Tools/Trainable Classifier Lab

Trainable Classifier Lab

What trainable classifiers are, when to use one instead of a SIT, EDM, or fingerprint, and what building your own really takes.

Pattern matching vs machine learning

Purview classifies content two fundamentally different ways. Knowing which problem you have is most of the decision.

SIT

Sensitive Information Types

Pattern matching: a regex or keyword finds the data, nearby evidence confirms the context. If you can describe the data as a pattern, this is your tool.

Detects: credit cards, IDs, account numbers, codenames
You control: every part of the pattern
Feedback loop: instant, test and adjust in minutes

Build one in the Custom SIT Builder →

Trainable

Trainable Classifiers

Machine learning: the classifier learns a category from hundreds of examples and recognises a contract or a CV the way a person does, by the content as a whole.

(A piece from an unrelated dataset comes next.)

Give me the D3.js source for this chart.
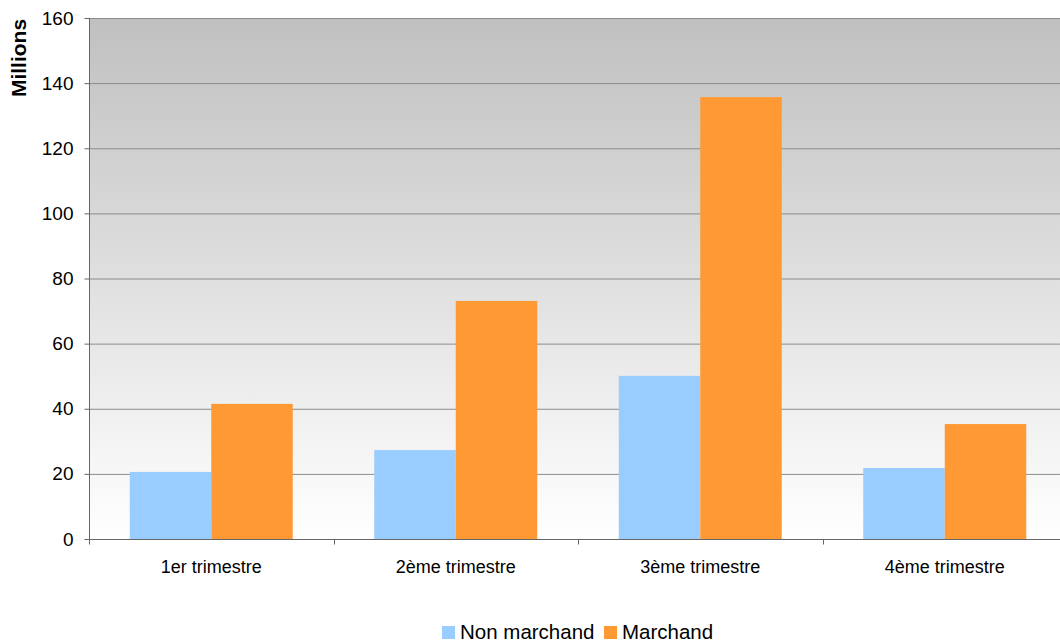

Detects: contracts, source code, financials, resumes
You control: the examples it learns from
Feedback loop: slow, training cycles take days

Browse the pretrained catalog →

The custom classifier lifecycle

Pretrained classifiers work immediately. A custom one is a small project, and most of it is collecting good examples.

Check the built-in catalog

Minutes

Purview comes with pretrained classifiers (source code, resumes, financial statements and more) that work straight away. If one covers your category, stop here: custom classifiers are real work.

Collect seed content

Days to weeks

50 to 500 samples that clearly belong in the category, 150 to 1,500 that clearly do not. A human picks these, and their quality decides the project. Only the 2,000 newest samples are processed.

Stage in SharePoint

Hours

Positive and negative samples go in separate, dedicated SharePoint folders containing nothing else. Use a Communication site, not a Teams folder, and allow an hour for indexing if the folders are new.

Create and train

Up to 24 hours

Point the portal at the positive folder, then the negative one. The model builds within 24 hours, and automated testing (in preview) has cut the whole workflow from around 12 days to about two.

Review predictions

Days

Work through the test results confirming each prediction. Poor accuracy is cheap to fix here: add seed data and retrain. After publishing it is not.

Publish and monitor

Ongoing

Published classifiers become conditions in auto-labelling, auto-apply retention, and DLP. The catch: a published classifier cannot be retrained. To improve one, delete it and rebuild with bigger sample sets.

Where classifiers can be used

Trainable classifiers are conditions, the same as SITs: policies reference them. One gap catches people out.

Solution	Built-in classifiers	Custom classifiers
Auto-labelling with sensitivity labels	✓	✓
Auto-apply retention label policies	✓	✓
Data Loss Prevention policies	✓	✓
Communication Compliance Microsoft-provided classifiers only. Custom trainable classifiers are not supported.	✓	✗

The constraints that shape projects

Five facts worth knowing before anyone commits to a custom classifier. Each one has derailed a real project.

Custom classifiers are English only

Built-in classifiers evaluate multiple languages, but custom trainable classifiers only support English content.

Encrypted items are invisible

Classifiers only work with items that are not encrypted. Content protected with encrypting sensitivity labels will not be evaluated.

No retraining after publish

Retraining a published custom classifier is not supported. If accuracy is poor in production, you remove the classifier and rebuild it with larger, better sample sets. Get it right before you publish.

Creator-only by default

By default, only the account that creates a custom classifier can train it and review its predictions. Pick the owner deliberately, not whoever happened to be logged in.

E5-level licensing

Trainable classifiers sit in the Microsoft 365 E5 / E5 Compliance feature set. Check the Microsoft 365 licensing guidance for security and compliance for specifics.